Il pomeriggio di quel lontano inverno, in cui promisi a me stesso che non avrei mai più lavorato come venditore, lo ricordo come fosse ieri.
Una promessa che mi lasciò un sapore forte e deciso in bocca, che mi fece sentire maturo e indipendente.
Fu uno di quei pomeriggi che ti fanno tornare a casa carico di stimoli e di nuove idee. Spesso le idee, quando non vengono alimentate nella giusta maniera, rischiano di rimanere, appunto, soltanto idee. Ma, per fortuna, alle idee di quel pomeriggio – che adesso considero come uno dei momenti salienti della mia vita – sono seguiti anche i fatti. È grazie a quelle idee che adesso sono qua: ancora una volta accompagnato dal suono della tastiera (e, forse, anche da un calice di vino), ancora una volta a fare qualcosa solo perché mi va di farlo.
Dicevamo? Ah, sì: mi ero promesso che non avrei più lavorato come venditore.

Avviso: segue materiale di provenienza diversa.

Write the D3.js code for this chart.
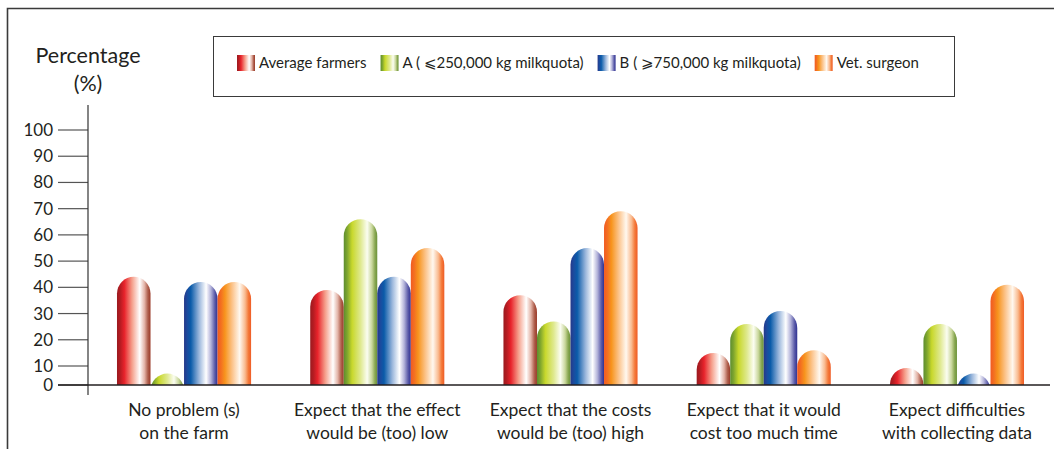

La cosa buffa è che adesso, soprattutto in queste ultime settimane, il mio lavoro è quello di muovermi tra locali, enoteche e ristoranti (quelli che, secondo il mio modesto parere, sono i più adatti ad accogliere i prodotti della mia azienda) col proposito di trasformarli in possibili acquirenti.
Sono, ancora una volta, l’incarnazione perfetta di quello che si definirebbe un venditore.
Ma, adesso, quello che porto a casa con me dopo un appuntamento vale molto più di un contratto strappato all’ultimo secondo. Oggi, ad esempio, mi sono portato via le lacrime d’emozione di Marcella: chef e proprietaria, insieme a Marco, di un piccolo locale nel cuore della Toscana che trasuda passione ed entusiasmo.
Ho raccontato la mia storia, quella delle etichette ispirate ai nonni, quella dei sogni che mi hanno condotto fino al loro ristorante, e nel farlo non ho badato a censure. Alzando lo sguardo – dopo, lo ammetto, un monologo infinito – mi sono accorto che Marcella aveva gli occhi lucidi, carichi di lacrime, e che Marco aveva chiamato anche loro figlio ad assistere alla mia testimonianza.
Da quel momento in poi si sono aperte le porte per un dialogo trasparente e puro, grazie al quale ho compreso la dedizione che, anche Marco e Marcella, proprio come me, mettono nel loro mestiere.
Queste giornate sono quelle che mi danno motivazione e carica, che mi fanno sentire di essere sulla giusta strada, nonostante tutto e nonostante le difficoltà. Mi sono sentito spronato, è come se qualcuno mi avesse abbracciato per sussurrarmi all’orecchio un bramatissimo “continua così”.
Nella via del ritorno, quella verso casa, ero carico di stimoli e di emozioni intense. Stringevo forte il volante, forse superavo di poco il limite di velocità… ero sereno.
Spesso crediamo di star facendo soltanto “il nostro lavoro”, quando in realtà siamo i custodi gelosi di storie ed emozioni, quando in fondo possediamo chiavi che riescono ad aprire porte inaspettate.
E, quindi: raccontiamole queste storie, apriamole queste porte!